Gold still up almost 14% year to date
Gold lost some ground Monday, with weakness attributed to cautiously upbeat expectations around U.S.-China trade negotiations seen robbing the metal of its haven appeal.
Gold for December delivery GCZ19, -0.21% on Comex fell $6.70, or 0.5%, to $1,456.9 an ounce, while December silver SIZ19, -0.01% shed 11 cents, or 0.7%, to $16.88 an ounce.
“Improving risk appetite is never good news for gold prices, which are trading a little lower at the start of the week. The fact that this is being driven by promising trade headlines is only further damaging the yellow metal,” said Craig Erlam, senior market analyst at Oanda, in a note.
Global equity markets rose, while U.S. stocks clinched fresh records on upbeat expectations around U.S.-China trade prospects and on a wave of announced corporate mergers.
The proposed tie-ups include discount broker Charles Schwab Corp. SCHW, +0.49%, which is set to acquire smaller rival TD Ameritrade AMTD, +1.08% in a roughly $26 billion all-stock deal, and luxury retailer LVMH, with plans to snap up U.S. jeweler Tiffany & Co. TIF, +0.02% for about $16.2 billion in cash.
Contributing to the positive tone, the Chinese government on Sunday released a document calling for more protection of intellectual property rights.
“The move suggests that key concessions are being made in order to increase the prospects of a partial U.S.-China deal, which is giving investors another opportunity to capitalize on risk-on trading activity,” wrote Han Tan, market analyst at FXTM, in a client note.

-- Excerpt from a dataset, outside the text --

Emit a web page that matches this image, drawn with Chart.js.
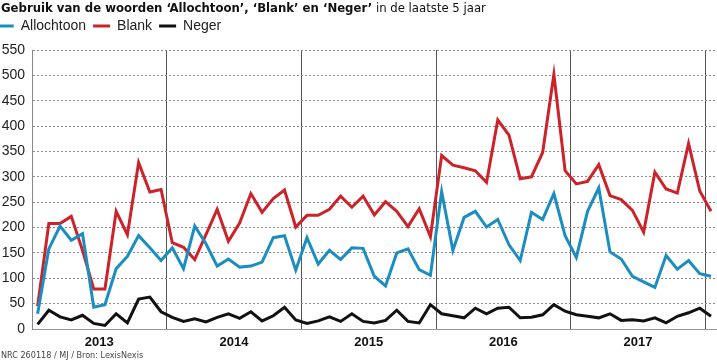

Remarks over the weekend by Robert O’Brien, the U.S. national security adviser, also were in the spotlight. O’Brien told reporters at a security conference in Halifax that a “phase one” deal between the U.S. and China by the end of the year still appeared possible, Reuters reported, while also warning that the U.S. would not “turn a blind eye to what’s happening in Hong Kong or what’s happening in the South China Sea, or other areas of the world where we’re concerned about China’s activity.”
Oil prices also slipped on Monday, with West Texas Intermediate crude futures for January delivery CLF20, +0.81% down 6 cents, or about 0.1%, at $57.71 a barrel on the New York Mercantile Exchange, as traders eyed positive signs on the U.S.-China trade front.
In other metals trade, January platinum PLF20, +0.36% rose 7.8% to $900.40 an ounce, while December palladium PAZ19, -0.28% gained 1.6% to $1,771.40 an ounce.
December copper HGZ19, -0.04% was down 0.2% at $2.6475 a pound.